* [Exercise instructions]: Your task is to repeat the lines from the line with "Emit a LaTeX" to the line with "inner xsep=12pt] (q2)", both ends included, and nothing else. Pictures stay out of the copy.

* [Extracted records]:
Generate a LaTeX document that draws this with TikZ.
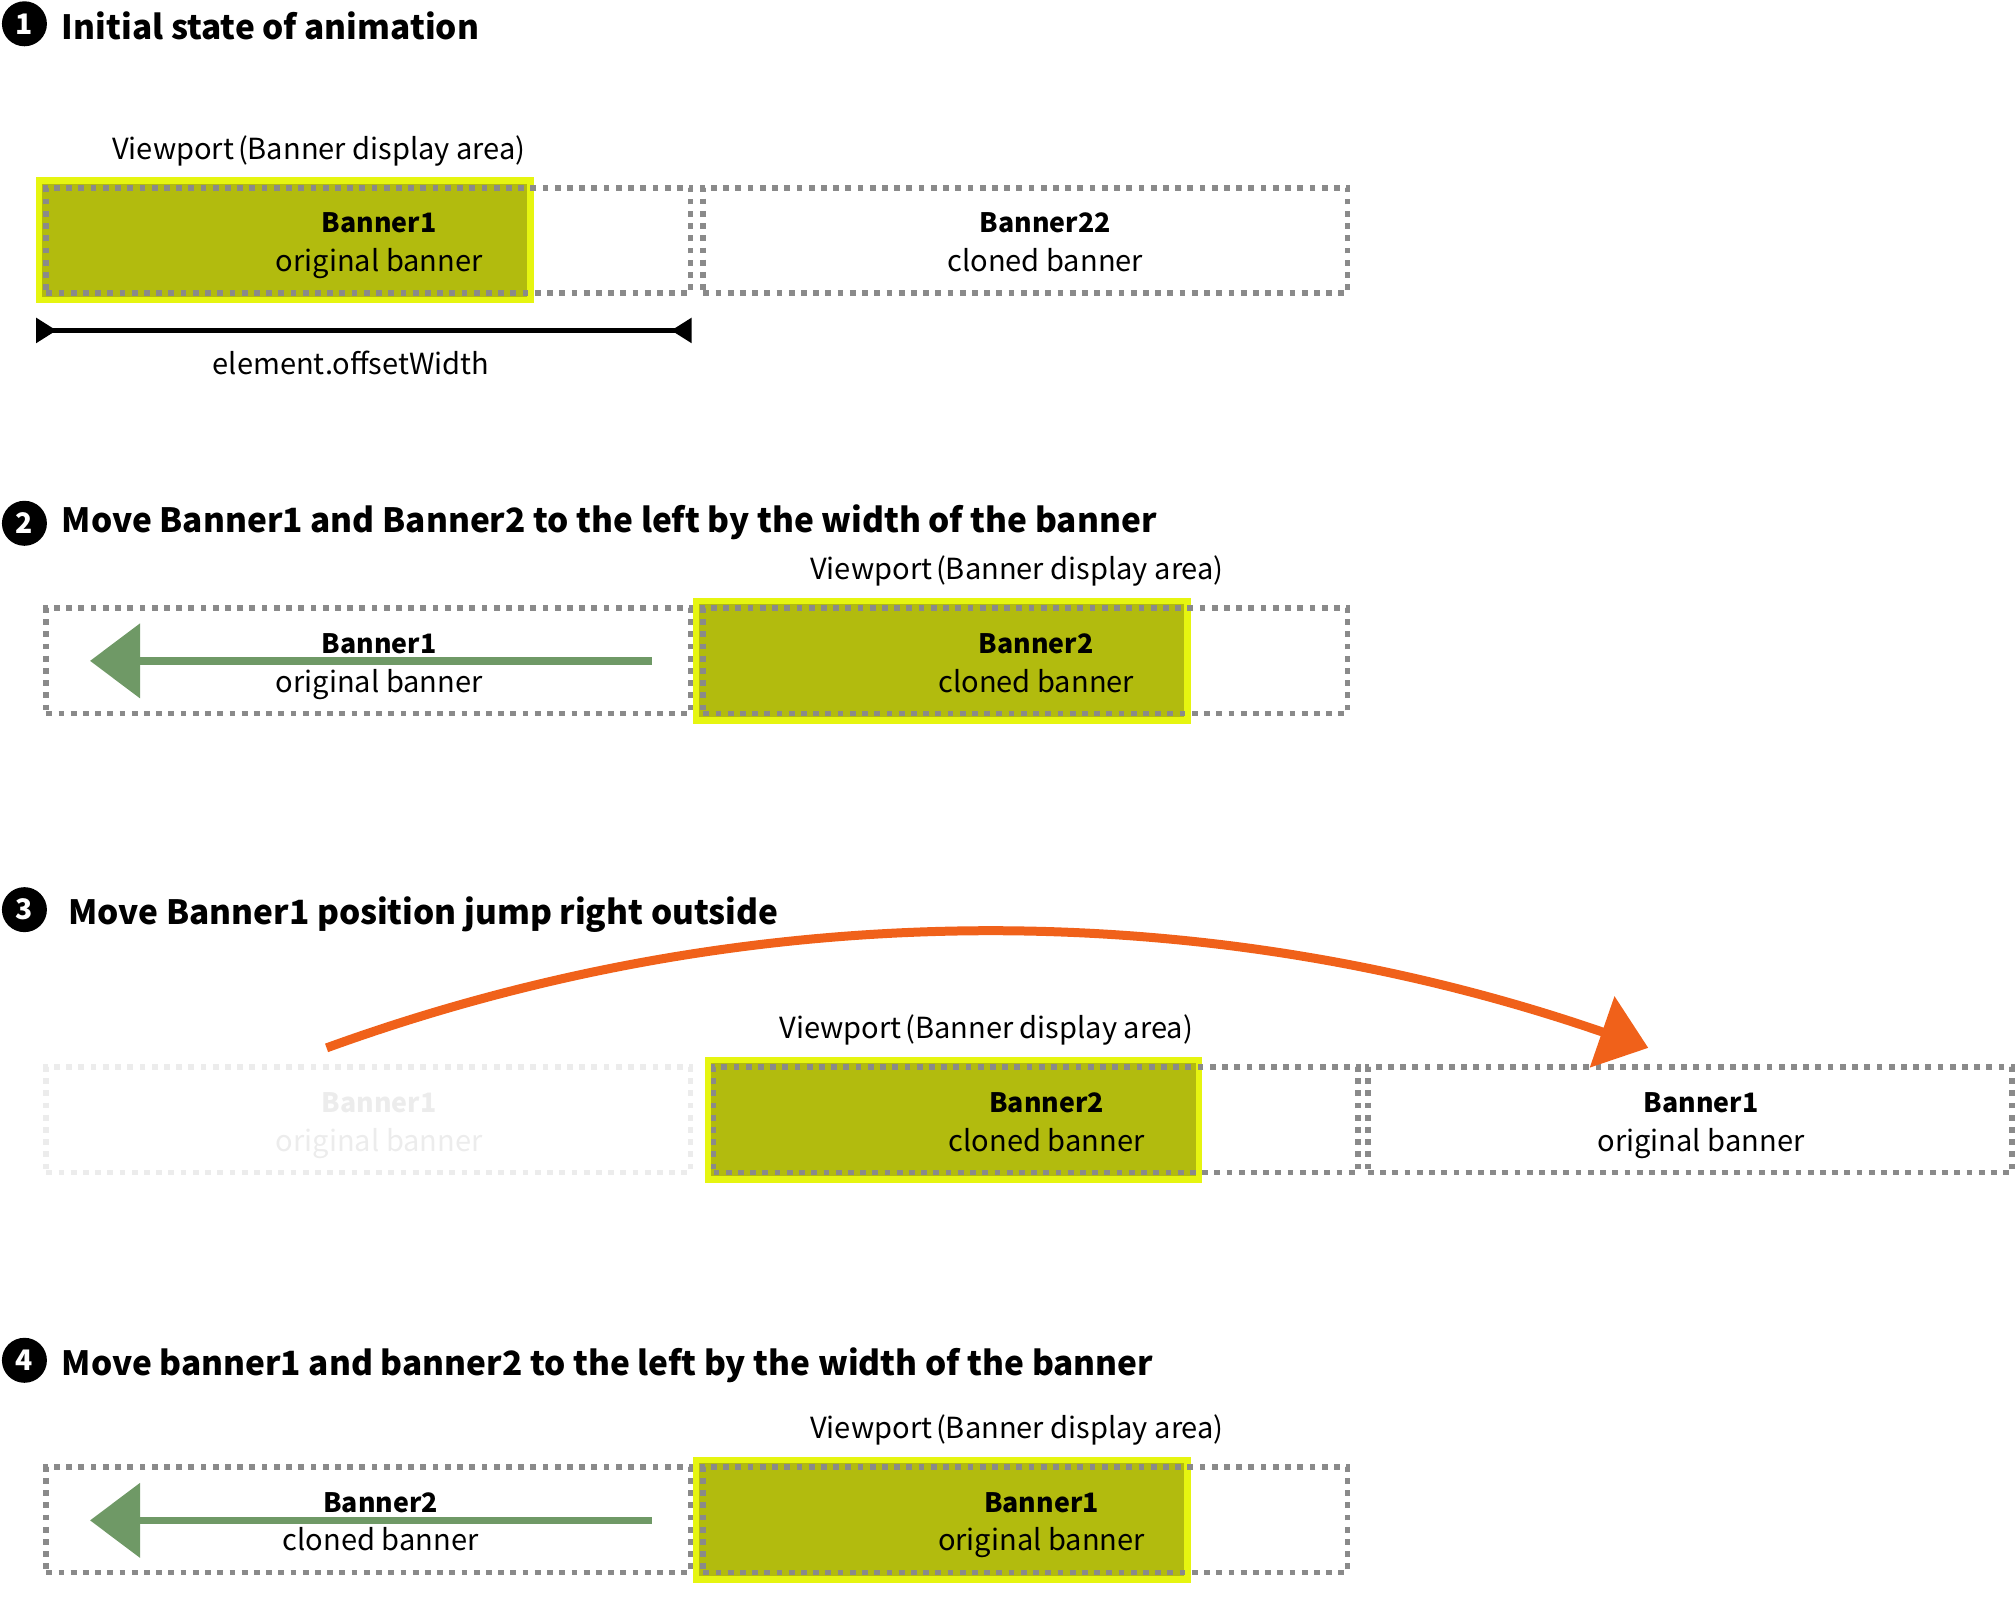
\documentclass[tikz,border=0pt]{standalone}
\usepackage{fontspec}
\setmainfont{Noto Sans CJK KR}
\usetikzlibrary{arrows.meta}
\definecolor{dotgray}{HTML}{8A8A8A}
\definecolor{fadegray}{HTML}{ECECEC}
\definecolor{olivefill}{HTML}{B2BB0E}
\definecolor{limeedge}{HTML}{E6F510}
\definecolor{arrowgreen}{HTML}{6F9966}
\definecolor{jumporange}{HTML}{F0611A}
\tikzset{
  dotbox/.style={draw=dotgray, line width=4.5pt, dash pattern=on 4.5pt off 5pt,
    minimum width=501pt, minimum height=82pt, inner sep=0pt, outer sep=0pt, anchor=north west},
  fadebox/.style={dotbox, draw=fadegray},
  viewbox/.style={fill=olivefill, draw=limeedge, line width=5pt,
    minimum width=382pt, minimum height=93pt, inner sep=0pt, outer sep=0pt, anchor=north west},
  bname/.style={anchor=base, inner sep=0pt, font=\fontsize{20.8}{25}\selectfont\bfseries},
  bsub/.style={anchor=base, inner sep=0pt, font=\fontsize{22.6}{27}\selectfont},
  vplabel/.style={anchor=base, inner sep=0pt, font=\fontsize{22.6}{27}\selectfont},
  stitle/.style={anchor=base west, inner sep=0pt, font=\fontsize{26}{31}\selectfont\bfseries},
  numdot/.style={circle, fill=black, text=white, minimum size=35pt, inner sep=0pt,
    font=\fontsize{22}{22}\selectfont\bfseries},
  moveleft/.style={draw=arrowgreen, line width=6pt,
    -{Triangle[length=39pt, width=57pt]}},
  jump/.style={draw=jumporange, line width=7pt,
    -{Triangle[length=38pt, width=57pt]}},
  dimline/.style={draw=black, line width=3.5pt,
    {Triangle[reversed, length=16pt, width=19pt]}-{Triangle[reversed, length=16pt, width=19pt]}},
  faded/.style={text=fadegray}
}
\begin{document}
\begin{tikzpicture}[x=1pt, y=-1pt]
\useasboundingbox (0,0) rectangle (1568,1253);

% ---------- Section 1 ----------
\node[numdot] (n1) at (19,18.5) {1};
\node[stitle] (t1) at (48,30.5) {Initial state of animation};
\node[vplabel] (vp1) at (248,124) {Viewport\kern3pt(Banner display area)};
\node[viewbox] (y1) at (30.5,140.5) {};
\node[dotbox] (a1) at (36,146) {};
\node[dotbox] (c1) at (547,146) {};
\node[bname] (a1n) at (295,181) {Banner1};
\node[bsub] (a1s) at (295,211.3) {original banner};
\node[bname] (c1n) at (813,181) {Banner22};
\node[bsub] (c1s) at (813,211.3) {cloned banner};
\coordinate (dL) at (28,257);
\coordinate (dR) at (538,257);
\draw[dimline] (dL) -- (dR);
\node[vplabel] (ow) at (273,291.5) {element.offsetWidth};

% ---------- Section 2 ----------
\node[numdot] (n2) at (19,407) {2};
\node[stitle] (t2) at (48,414) {Move Banner1 and Banner2 to the left by the width of the banner};
\node[vplabel] (vp2) at (791,451) {Viewport\kern3pt(Banner display area)};
\node[viewbox] (y2) at (541.5,467.5) {};
\node[dotbox] (a2) at (36,473) {};
\node[dotbox] (c2) at (547,473) {};
\node[bname] (a2n) at (295,508) {Banner1};
\node[bsub] (a2s) at (295,538.3) {original banner};
\node[bname] (c2n) at (806,508) {Banner2};
\node[bsub] (c2s) at (806,538.3) {cloned banner};
\coordinate (g2s) at (507,514);
\coordinate (g2e) at (70,514);
\draw[moveleft] (g2s) -- (g2e);

% ---------- Section 3 ----------
\node[numdot] (n3) at (19,707.5) {3};
\node[stitle] (t3) at (53,719) {Move Banner1 position jump right outside};
\node[vplabel] (vp3) at (767,808) {Viewport\kern3pt(Banner display area)};
\node[fadebox] (a3) at (36,830) {};
\node[bname, faded] (a3n) at (295,865) {Banner1};
\node[bsub, faded] (a3s) at (295,895.3) {original banner};
\node[viewbox] (y3) at (550.5,824.5) {};
\node[dotbox] (c3) at (555,830) {};
\node[dotbox] (d3) at (1064,830) {};
\node[bname] (c3n) at (814,865) {Banner2};
\node[bsub] (c3s) at (814,895.3) {cloned banner};
\node[bname] (d3n) at (1323,865) {Banner1};
\node[bsub] (d3s) at (1323,895.3) {original banner};
\coordinate (j3s) at (254,815);
\coordinate (j3e) at (1282,815);
\draw[jump] (j3s) .. controls (590,693) and (944,698) .. (j3e);

% ---------- Section 4 ----------
\node[numdot] (n4) at (19,1058) {4};
\node[stitle] (t4) at (48,1069.5) {Move banner1 and banner2 to the left by the width of the banner};
\node[vplabel] (vp4) at (791,1119) {Viewport\kern3pt(Banner display area)};
\node[viewbox] (y4) at (541.5,1135.5) {};
\node[dotbox] (a4) at (36,1141) {};
\node[dotbox] (c4) at (547,1141) {};
\node[bname] (a4n) at (296,1176) {Banner2};
\node[bsub] (a4s) at (296,1206.3) {cloned banner};
\node[bname] (c4n) at (810,1176) {Banner1};
\node[bsub] (c4s) at (810,1206.3) {original banner};
\coordinate (g4s) at (507,1182.5);
\coordinate (g4e) at (70,1182.5);
\draw[moveleft] (g4s) -- (g4e);
\end{tikzpicture}
\end{document}
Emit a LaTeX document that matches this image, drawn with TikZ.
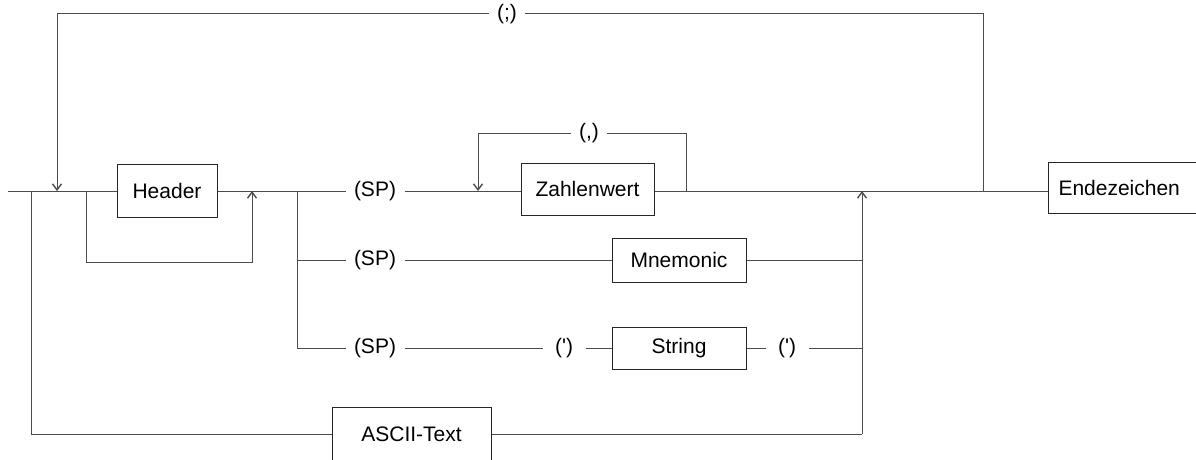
\documentclass[tikz,border=0pt]{standalone}
\usepackage{fontspec}
\setmainfont{Liberation Sans}
\usetikzlibrary{arrows.meta}

\begin{document}
\begin{tikzpicture}[x=1pt, y=-1pt, line width=1pt,
    font=\fontsize{21}{25}\selectfont,
    line/.style={draw=black!70},
    tip/.style={-{Straight Barb[length=6pt,width=9pt,line width=1.4pt]}},
    box/.style={draw=black!85, inner sep=0pt},
    lbl/.style={inner xsep=8pt, inner ysep=0pt}]
    \useasboundingbox (0,0) rectangle (1196,460);
    \clip (0,0) rectangle (1196,460);

    % boxes
    \node[box, minimum width=100pt, minimum height=53pt] (header) at (167,191) {Header};
    \node[box, minimum width=133pt, minimum height=52pt] (zahl) at (587.5,189) {Zahlenwert};
    \node[box, minimum width=134pt, minimum height=44pt] (mnem) at (679,260) {Mnemonic};
    \node[box, minimum width=134pt, minimum height=42pt] (string) at (679,348) {String};
    \node[box, minimum width=159pt, minimum height=54pt] (ascii) at (411.5,434) {ASCII-Text};
    \node[box, minimum height=51pt, text width=130pt, inner xsep=10pt, align=left,
        anchor=west] (ende) at (1048,187.5) {Endezeichen};

    % labels on the lines
    \node[lbl] (semi) at (507,14) {(;)};
    \node[lbl] (comma) at (589,133) {(,)};
    \node[lbl] (sp1) at (375,191) {(SP)};
    \node[lbl] (sp2) at (375,260) {(SP)};
    \node[lbl] (sp3) at (375,348) {(SP)};
    \node[lbl, inner xsep=12pt] (q1) at (564,348) {(\textquotesingle)};
    \node[lbl, inner xsep=12pt] (q2) at (787,348) {(\textquotesingle)};

    % junctions
    \coordinate (start) at (8,191);
    \coordinate (jA) at (31,191);
    \coordinate (jB) at (57,191);
    \coordinate (jC) at (86,191);
    \coordinate (jD) at (252,191);
    \coordinate (hbot) at (252,262);
    \coordinate (jE) at (297,191);
    \coordinate (jF) at (478,191);
    \coordinate (jG) at (686,191);
    \coordinate (jH) at (862,191);
    \coordinate (jI) at (983,191);
    \coordinate (m2) at (862,260);
    \coordinate (m3) at (862,348);
    \coordinate (m4) at (862,434);

    % main line
    \draw[line] (start) -- (header);
    \draw[line] (header) -- (sp1);
    \draw[line] (sp1) -- (zahl.west |- jE);
    \draw[line] (zahl.east |- jE) -- (ende.west |- jE);

    % header bypass
    \draw[line, tip] (jC) |- (hbot) -- (jD);

    % repeat loops
    \draw[line] (jI) |- (semi);
    \draw[line, tip] (semi) -| (jB);
    \draw[line] (jG) |- (comma);
    \draw[line, tip] (comma) -| (jF);

    % branches
    \draw[line] (jE) |- (sp2);
    \draw[line] (jE) |- (sp3);
    \draw[line] (sp2) -- (mnem);
    \draw[line] (mnem) -- (m2);
    \draw[line] (sp3) -- (q1);
    \draw[line] (q1) -- (string);
    \draw[line] (string) -- (q2);
    \draw[line] (q2) -- (m3);
    \draw[line] (jA) |- (ascii);
    \draw[line] (ascii) -- (m4);
    \draw[line, tip] (m4) -- (jH);
\end{tikzpicture}
\end{document}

* [Correct output]:
Emit a LaTeX document that matches this image, drawn with TikZ.
\documentclass[tikz,border=0pt]{standalone}
\usepackage{fontspec}
\setmainfont{Liberation Sans}
\usetikzlibrary{arrows.meta}

\begin{document}
\begin{tikzpicture}[x=1pt, y=-1pt, line width=1pt,
    font=\fontsize{21}{25}\selectfont,
    line/.style={draw=black!70},
    tip/.style={-{Straight Barb[length=6pt,width=9pt,line width=1.4pt]}},
    box/.style={draw=black!85, inner sep=0pt},
    lbl/.style={inner xsep=8pt, inner ysep=0pt}]
    \useasboundingbox (0,0) rectangle (1196,460);
    \clip (0,0) rectangle (1196,460);

    % boxes
    \node[box, minimum width=100pt, minimum height=53pt] (header) at (167,191) {Header};
    \node[box, minimum width=133pt, minimum height=52pt] (zahl) at (587.5,189) {Zahlenwert};
    \node[box, minimum width=134pt, minimum height=44pt] (mnem) at (679,260) {Mnemonic};
    \node[box, minimum width=134pt, minimum height=42pt] (string) at (679,348) {String};
    \node[box, minimum width=159pt, minimum height=54pt] (ascii) at (411.5,434) {ASCII-Text};
    \node[box, minimum height=51pt, text width=130pt, inner xsep=10pt, align=left,
        anchor=west] (ende) at (1048,187.5) {Endezeichen};

    % labels on the lines
    \node[lbl] (semi) at (507,14) {(;)};
    \node[lbl] (comma) at (589,133) {(,)};
    \node[lbl] (sp1) at (375,191) {(SP)};
    \node[lbl] (sp2) at (375,260) {(SP)};
    \node[lbl] (sp3) at (375,348) {(SP)};
    \node[lbl, inner xsep=12pt] (q1) at (564,348) {(\textquotesingle)};
    \node[lbl, inner xsep=12pt] (q2) at (787,348) {(\textquotesingle)};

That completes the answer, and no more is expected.